Lauren Walsh is co-editor, with Ofra Amihay, of The Future of Text and Image: Collected Essays on Literary and Visual Conjunctures (Cambridge Scholars, 2012). She has published in The Los Angeles Review of Books, Photography and Culture , The Romanic Review, and Nomadikon , among others, and has contributed articles to numerous anthologies in addition to her appearances on CNN, the radio program “Trading Fours,” and as an expert on photography in the documentary 9/11: Ten Years Later (RAI 2011). Her research concentrates on questions of historical memory and visual media. She is interested in the politics and ethics of photography, and in exploring intersections of literature and visual culture. Walsh focuses particularly on photojournalism, with a specialty in conflict photography.
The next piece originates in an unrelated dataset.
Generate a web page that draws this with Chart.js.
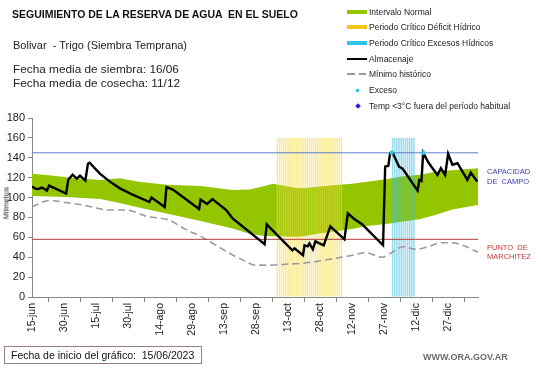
<!DOCTYPE html>
<html lang="es">
<head>
<meta charset="utf-8">
<title>Seguimiento de la reserva de agua en el suelo</title>
<script src="https://cdn.jsdelivr.net/npm/chart.js@4.4.1/dist/chart.umd.min.js"></script>
<style>
  body { margin: 0; background: #fff; font-family: "Liberation Sans", Arial, sans-serif; }
  #wrap { position: relative; width: 541px; height: 368px; overflow: hidden; background: #fff; }
  #grafico { position: absolute; left: 0; top: 0; }
  .txt { position: absolute; white-space: pre; line-height: 1; color: #111; }
  .ley { position: absolute; left: 369px; font-size: 8.5px; line-height: 1; color: #222; white-space: pre; }
  .sw { position: absolute; }
</style>
</head>
<body>
<div id="wrap">
  <canvas id="grafico" width="541" height="368"></canvas>

  <div class="txt" style="left:12px;top:9px;font-size:10.5px;font-weight:bold;">SEGUIMIENTO DE LA RESERVA DE AGUA  EN EL SUELO</div>
  <div class="txt" style="left:13px;top:39.5px;font-size:11px;color:#222;">Bolivar  - Trigo (Siembra Temprana)</div>
  <div class="txt" style="left:13px;top:64px;font-size:11.8px;color:#222;">Fecha media de siembra: 16/06</div>
  <div class="txt" style="left:13px;top:78px;font-size:11.8px;color:#222;">Fecha media de cosecha: 11/12</div>

  <!-- leyenda -->
  <div class="sw" style="left:347px;top:10px;width:20px;height:4px;background:#94c600;"></div>
  <div class="ley" style="top:8px;">Intervalo Normal</div>
  <div class="sw" style="left:347px;top:25px;width:20px;height:4px;background:#f7c21c;"></div>
  <div class="ley" style="top:23px;">Periodo Crítico Déficit Hídrico</div>
  <div class="sw" style="left:347px;top:41px;width:20px;height:4px;background:#2ec4ee;"></div>
  <div class="ley" style="top:38.5px;">Periodo Crítico Excesos Hídricos</div>
  <div class="sw" style="left:347px;top:58px;width:20px;height:2px;background:#000;"></div>
  <div class="ley" style="top:55px;">Almacenaje</div>
  <div class="sw" style="left:347px;top:73px;width:8px;height:2px;background:#999;"></div>
  <div class="sw" style="left:359px;top:73px;width:7px;height:2px;background:#999;"></div>
  <div class="ley" style="top:69.5px;">Mínimo histórico</div>
  <div class="sw" style="left:356px;top:89px;width:3px;height:3px;background:#33c3e3;"></div>
  <div class="ley" style="top:86px;">Exceso</div>
  <div class="sw" style="left:355.5px;top:104px;width:4px;height:4px;background:#2424c8;transform:rotate(45deg);"></div>
  <div class="ley" style="top:102px;">Temp &lt;3°C fuera del período habitual</div>

  <div class="txt" style="left:487px;top:168px;font-size:7.5px;color:#3b3bb0;">CAPACIDAD</div>
  <div class="txt" style="left:487px;top:177.5px;font-size:7.5px;color:#3b3bb0;">DE  CAMPO</div>
  <div class="txt" style="left:487px;top:244px;font-size:7.5px;color:#c33a3a;">PUNTO  DE</div>
  <div class="txt" style="left:487px;top:253px;font-size:7.5px;color:#c33a3a;">MARCHITEZ</div>

  <div class="txt" style="left:6px;top:203px;font-size:7px;color:#222;transform:translate(-50%,-50%) rotate(-90deg);">Milímetros</div>

  <div class="txt" style="left:4px;top:346px;width:190px;height:13px;padding:3px 0 0 6px;border:1px solid #9b8080;font-size:10.5px;color:#111;">Fecha de inicio del gráfico:  15/06/2023</div>
  <div class="txt" style="left:423px;top:353px;font-size:9px;font-weight:bold;color:#6d6d6d;">WWW.ORA.GOV.AR</div>
</div>

<script>
// eje x: dias desde el 15/06/2023
const tickLabels = ['15-jun', '30-jun', '15-jul', '30-jul', '14-ago', '29-ago', '13-sep',
  '28-sep', '13-oct', '28-oct', '12-nov', '27-nov', '12-dic', '27-dic'];
const ultimoDia = 209;

// intervalo normal (banda verde)
const diasNormal = [0, 8, 16, 24, 32, 41, 50, 63, 79, 94, 102, 108, 113, 124, 127, 135, 141, 150, 157, 166, 174, 182, 189, 197, 209];
const normalSup = [124, 122.5, 120.5, 119, 117.7, 119.5, 116, 113, 111.5, 107.5, 108, 111, 114, 109.5, 109.3, 111, 112.5, 114, 116, 118.5, 121.5, 123, 126, 127.5, 129.5];
const normalInf = [101.6, 101, 100.5, 99.5, 98.6, 94.5, 90, 84, 76.5, 69, 63.5, 61.5, 61, 60.7, 61, 64, 65.5, 68.5, 71.5, 73.5, 76, 78.5, 82.5, 88, 92.5];

// minimo historico
const diasMinimo = [0, 8, 16, 24, 36, 44, 54, 64, 72, 79, 87, 94, 100, 104, 111, 119, 127, 134, 141, 149, 156.5, 164, 168, 174, 180, 186, 192, 197, 203, 209];
const minimoHist = [90.8, 97, 95, 92.5, 87.5, 87.5, 81, 77.5, 68, 61, 51, 42.3, 36, 32.2, 32, 33, 34, 36, 38.5, 41.5, 44.6, 40, 44, 50.6, 48, 51, 54.6, 54.6, 51, 45];

// almacenaje
const diasAlmacenaje = [0, 1.5, 3, 4.5, 6, 7, 8, 16, 17, 19, 21, 22.5, 25, 26.2, 27, 31.8, 36.5, 41, 47.4, 55, 56, 62.2, 63, 66,
  78.3, 79, 82, 84.5, 91, 94, 109, 110, 122, 123, 127, 127.7, 129.2, 130, 131.6, 132.8, 134.7, 136.7, 139.8, 146.4,
  148, 151, 154.8, 155.8, 164.5, 165.5, 167, 167.8, 169, 172, 173.7, 180.7, 181.5, 182.5, 183.3, 186, 190, 191.6,
  193.6, 195, 197, 199.4, 204, 205.6, 208.7];
const almacenaje = [111, 109, 108.5, 110, 108.5, 107, 112, 104, 118, 123, 119, 122, 117, 134, 135, 124, 116, 109.5, 102.6, 95.5, 100, 90.5, 110.5, 108,
  88.5, 98, 93.5, 98.5, 87.5, 79, 53, 73, 47, 49, 42, 52, 51, 54, 48, 56, 54, 52, 71, 58,
  84, 78.5, 73, 70.7, 52, 131, 132, 144.5, 145, 131, 129, 107, 117.7, 116.7, 145, 134.5, 122.7, 129.5,
  122.7, 144, 133, 134.5, 117.7, 125, 116];

// excesos
const diasExceso = [168.5, 183.3];
const exceso = [145, 145];

// periodos criticos [desde, hasta]
const periodoDeficit = [115, 145];
const periodoExceso = [169, 179];
const techoPeriodo = 160;

const capacidadCampo = 145;
const puntoMarchitez = 58;

const puntos = (dias, valores) => dias.map((d, i) => ({ x: d, y: valores[i] }));
const barrasPeriodo = (p) => {
  const out = [];
  for (let d = p[0]; d <= p[1]; d++) out.push({ x: d, y: techoPeriodo });
  return out;
};

Chart.defaults.font.family = '"Liberation Sans", Arial, sans-serif';
Chart.defaults.color = '#222';

new Chart(document.getElementById('grafico'), {
  type: 'line',
  data: {
    datasets: [
      { label: 'Exceso', type: 'scatter', data: puntos(diasExceso, exceso), pointRadius: 2.2, pointBackgroundColor: '#33c3e3', pointBorderWidth: 0, order: 0 },
      { label: 'Almacenaje', data: puntos(diasAlmacenaje, almacenaje), borderColor: '#000', borderWidth: 2.4, pointRadius: 0, tension: 0, order: 1 },
      { label: 'Capacidad de campo', data: puntos([0, ultimoDia], [capacidadCampo, capacidadCampo]), borderColor: '#5a7fc8', borderWidth: 1, pointRadius: 0, order: 2 },
      { label: 'Punto de marchitez', data: puntos([0, ultimoDia], [puntoMarchitez, puntoMarchitez]), borderColor: '#b23c3c', borderWidth: 1, pointRadius: 0, order: 2 },
      { label: 'Mínimo histórico', data: puntos(diasMinimo, minimoHist), borderColor: '#9a9a9a', borderWidth: 1.6, borderDash: [7, 4], pointRadius: 0, cubicInterpolationMode: 'monotone', order: 3 },
      { label: 'Periodo Crítico Déficit Hídrico', type: 'bar', data: barrasPeriodo(periodoDeficit), backgroundColor: 'rgba(240,215,70,0.5)', barPercentage: 0.75, categoryPercentage: 1, grouped: false, order: 4 },
      { label: 'Periodo Crítico Excesos Hídricos', type: 'bar', data: barrasPeriodo(periodoExceso), backgroundColor: 'rgba(60,190,220,0.5)', barPercentage: 0.75, categoryPercentage: 1, grouped: false, order: 4 },
      { label: 'Intervalo Normal sup', data: puntos(diasNormal, normalSup), borderWidth: 0, borderColor: 'rgba(0,0,0,0)', backgroundColor: '#94c600', pointRadius: 0, fill: '+1', order: 5 },
      { label: 'Intervalo Normal inf', data: puntos(diasNormal, normalInf), borderWidth: 0, borderColor: 'rgba(0,0,0,0)', pointRadius: 0, fill: false, order: 6 }
    ]
  },
  options: {
    responsive: false,
    devicePixelRatio: 1,
    animation: false,
    layout: { padding: { left: 0, top: 118, right: 63, bottom: 0 } },
    plugins: { legend: { display: false }, tooltip: { enabled: false } },
    scales: {
      x: {
        type: 'linear',
        min: 0,
        max: ultimoDia,
        offset: false,
        grid: { drawOnChartArea: false, tickLength: 5, color: '#868686' },
        border: { color: '#868686' },
        afterBuildTicks: (scale) => { scale.ticks = tickLabels.map((_, i) => ({ value: i * 15 })); },
        afterFit: (scale) => { scale.height = 71; },
        ticks: {
          autoSkip: false,
          minRotation: 90,
          maxRotation: 90,
          padding: 1,
          font: { size: 10.5 },
          color: '#222',
          callback: (v) => tickLabels[Math.round(v / 15)] || ''
        }
      },
      y: {
        min: 0,
        max: 180,
        grid: { drawOnChartArea: false, tickLength: 4, color: '#868686' },
        border: { color: '#868686' },
        afterFit: (scale) => { scale.width = 32; },
        ticks: { stepSize: 20, padding: 3, font: { size: 11 }, color: '#222' }
      }
    }
  }
});
</script>
</body>
</html>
B.A. Comparative Literature,, Columbia University, 2000 M.A. English & Comparative Literature, Columbia University, 2002 M.Phil. English & Comparative Literature, Columbia University, 2004 Ph.D. English & Comparative Literature, Columbia University, 2008
With Keith Miller, Professor Walsh curated the photo show Lost to History: Covering Conflict in the Age of the Eternal Present, held in The Gallatin Galleries from September 16 to October 14, 2015.
In July 2015, Professor Walsh spoke at the Morbid Anatomy Museum in Brooklyn, giving a talk titled “Souvenir, Trophy, Crime: Photography and War in the Digital Age.”
Walsh’s essay “Text, Image, Memory: Intermediality in the work of Péter Nádas” is forthcoming in 2016 in Hungarian Literature and Its Intercultural Contexts: Translation, Cultural Memory, Comparative Scholarship, edited by András Kiséry, Zsolt Komaromy, and Zsuzsanna Varga.
Her translation (from the French) of “New Tendencies in Jazz” by Albert Murray is forthcoming in 2016 in Murray Talks Music, edited by Paul Devlin.
In November 2014, Professor Walsh gave the closing address at the symposium Albert Murray: His Life and Work, at the Schomburg Center for Research in Black Culture in New York City.
Professor Walsh has been invited to speak at Columbia University on Albert Murray and Thomas Mann in February 2016.
Her book in progress, Conversations on Conflict Photography and Public Apathy, focuses on coverage of war and humanitarian crises. Professor Walsh wrote the introductory essay, “Swimming in the Unreliable Shadow of Memory,” for Ron Haviv’s The Lost Rolls,which was published in November 2015.